→ Information shown
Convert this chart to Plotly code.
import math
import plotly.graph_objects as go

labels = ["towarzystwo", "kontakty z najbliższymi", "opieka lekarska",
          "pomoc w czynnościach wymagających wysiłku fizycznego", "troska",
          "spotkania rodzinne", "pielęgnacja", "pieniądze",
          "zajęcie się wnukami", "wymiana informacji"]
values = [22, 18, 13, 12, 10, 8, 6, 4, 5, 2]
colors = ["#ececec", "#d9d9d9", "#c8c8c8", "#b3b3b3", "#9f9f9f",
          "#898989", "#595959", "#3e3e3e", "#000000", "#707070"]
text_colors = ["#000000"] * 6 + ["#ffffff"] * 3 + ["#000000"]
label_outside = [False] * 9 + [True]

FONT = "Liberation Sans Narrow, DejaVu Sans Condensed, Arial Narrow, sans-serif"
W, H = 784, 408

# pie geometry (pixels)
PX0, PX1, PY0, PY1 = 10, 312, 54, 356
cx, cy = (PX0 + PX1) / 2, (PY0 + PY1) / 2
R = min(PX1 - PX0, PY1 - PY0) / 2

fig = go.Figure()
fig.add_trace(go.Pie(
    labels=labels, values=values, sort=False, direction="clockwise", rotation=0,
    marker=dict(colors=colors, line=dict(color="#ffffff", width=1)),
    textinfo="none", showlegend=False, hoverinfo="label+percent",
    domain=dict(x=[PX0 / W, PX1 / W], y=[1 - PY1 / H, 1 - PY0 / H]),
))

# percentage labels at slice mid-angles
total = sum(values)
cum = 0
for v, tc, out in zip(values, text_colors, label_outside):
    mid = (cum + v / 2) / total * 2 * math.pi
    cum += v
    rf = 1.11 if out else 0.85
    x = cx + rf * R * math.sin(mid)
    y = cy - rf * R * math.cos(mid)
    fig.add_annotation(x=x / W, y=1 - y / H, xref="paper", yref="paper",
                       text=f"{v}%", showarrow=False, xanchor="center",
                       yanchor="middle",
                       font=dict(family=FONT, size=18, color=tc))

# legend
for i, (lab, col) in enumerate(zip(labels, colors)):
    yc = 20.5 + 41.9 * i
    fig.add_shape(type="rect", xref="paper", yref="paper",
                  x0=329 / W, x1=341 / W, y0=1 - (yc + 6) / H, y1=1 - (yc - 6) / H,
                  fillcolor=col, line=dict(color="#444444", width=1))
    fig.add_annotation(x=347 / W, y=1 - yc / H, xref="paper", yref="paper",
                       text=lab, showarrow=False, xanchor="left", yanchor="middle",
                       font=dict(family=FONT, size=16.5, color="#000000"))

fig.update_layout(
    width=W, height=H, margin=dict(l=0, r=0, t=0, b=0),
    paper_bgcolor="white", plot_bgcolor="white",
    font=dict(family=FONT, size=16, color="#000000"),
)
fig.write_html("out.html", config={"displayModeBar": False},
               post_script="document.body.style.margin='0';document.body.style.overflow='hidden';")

→ Directions
Print the complete listing again, exactly as it stands.

→ Correct output
Convert this chart to Plotly code.
import math
import plotly.graph_objects as go

labels = ["towarzystwo", "kontakty z najbliższymi", "opieka lekarska",
          "pomoc w czynnościach wymagających wysiłku fizycznego", "troska",
          "spotkania rodzinne", "pielęgnacja", "pieniądze",
          "zajęcie się wnukami", "wymiana informacji"]
values = [22, 18, 13, 12, 10, 8, 6, 4, 5, 2]
colors = ["#ececec", "#d9d9d9", "#c8c8c8", "#b3b3b3", "#9f9f9f",
          "#898989", "#595959", "#3e3e3e", "#000000", "#707070"]
text_colors = ["#000000"] * 6 + ["#ffffff"] * 3 + ["#000000"]
label_outside = [False] * 9 + [True]

FONT = "Liberation Sans Narrow, DejaVu Sans Condensed, Arial Narrow, sans-serif"
W, H = 784, 408

# pie geometry (pixels)
PX0, PX1, PY0, PY1 = 10, 312, 54, 356
cx, cy = (PX0 + PX1) / 2, (PY0 + PY1) / 2
R = min(PX1 - PX0, PY1 - PY0) / 2

fig = go.Figure()
fig.add_trace(go.Pie(
    labels=labels, values=values, sort=False, direction="clockwise", rotation=0,
    marker=dict(colors=colors, line=dict(color="#ffffff", width=1)),
    textinfo="none", showlegend=False, hoverinfo="label+percent",
    domain=dict(x=[PX0 / W, PX1 / W], y=[1 - PY1 / H, 1 - PY0 / H]),
))

# percentage labels at slice mid-angles
total = sum(values)
cum = 0
for v, tc, out in zip(values, text_colors, label_outside):
    mid = (cum + v / 2) / total * 2 * math.pi
    cum += v
    rf = 1.11 if out else 0.85
    x = cx + rf * R * math.sin(mid)
    y = cy - rf * R * math.cos(mid)
    fig.add_annotation(x=x / W, y=1 - y / H, xref="paper", yref="paper",
                       text=f"{v}%", showarrow=False, xanchor="center",
                       yanchor="middle",
                       font=dict(family=FONT, size=18, color=tc))

# legend
for i, (lab, col) in enumerate(zip(labels, colors)):
    yc = 20.5 + 41.9 * i
    fig.add_shape(type="rect", xref="paper", yref="paper",
                  x0=329 / W, x1=341 / W, y0=1 - (yc + 6) / H, y1=1 - (yc - 6) / H,
                  fillcolor=col, line=dict(color="#444444", width=1))
    fig.add_annotation(x=347 / W, y=1 - yc / H, xref="paper", yref="paper",
                       text=lab, showarrow=False, xanchor="left", yanchor="middle",
                       font=dict(family=FONT, size=16.5, color="#000000"))

fig.update_layout(
    width=W, height=H, margin=dict(l=0, r=0, t=0, b=0),
    paper_bgcolor="white", plot_bgcolor="white",
    font=dict(family=FONT, size=16, color="#000000"),
)
fig.write_html("out.html", config={"displayModeBar": False},
               post_script="document.body.style.margin='0';document.body.style.overflow='hidden';")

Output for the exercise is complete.